İyi bir Müslüman olmakla, ilim sahibi olmak ve sahip olduğu bu ilme göre amel etmek arasında kuvvetli bir bağ bulunmaktadır. Bu bağın kopması ise nazarî ve amelî açıdan savunmasız bir hayata yol açacaktır.

Dinî eğitim alanında planlı bir müfredat tahsil etmemiş kimseler Müslümanlıklarını çevrelerinden tevarüs ettiklerinin ötesine geçiremeyecek ve muhtemelen bununla yetineceklerdir. Aslında yeterli görünen böyle bir dinî hayatı çok az kimse tahkik etme ihtiyacı duyacaktır.
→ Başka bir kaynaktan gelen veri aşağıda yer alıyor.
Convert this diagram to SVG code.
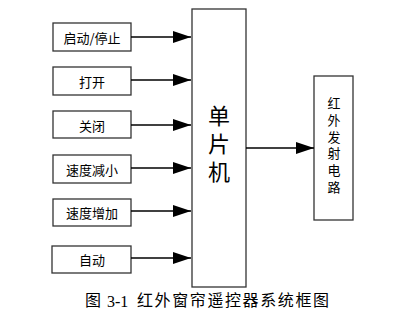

Halbuki gündelik hayatta muhatap olacakları sorular ve kulaklarına gelecek bazı iddialar karşısında cevaplar bulabilmek oldukça güç olacaktır.

Dinimizi bir bütün olarak kaynaklarıyla tanımaya çalışacağımız İslâmî İlimlere Giriş derslerimizi, hem kendimize güzel ve huzurlu bir hayat hazırlamak hem de etrafımızdaki insanlara inancımızın güzelliklerini gösterebilmek için atılmış ciddi bir adım olarak görüyoruz.

İtikadı tahkik yollarının görüleceği, ibadetlerin tanınacağı, Rasulullah Efendimiz’in (s.a.v) hadis-i şeriflerinin dinleneceği derslerimizde Kur’an-ı Kerim ile irtibatımızı taklidî bir seviyeden tahkikî bir düzeye yükseltmeye ve tarihimizdeki benzer gayretleri fikrî arka planlarıyla görmeye çalışacağız.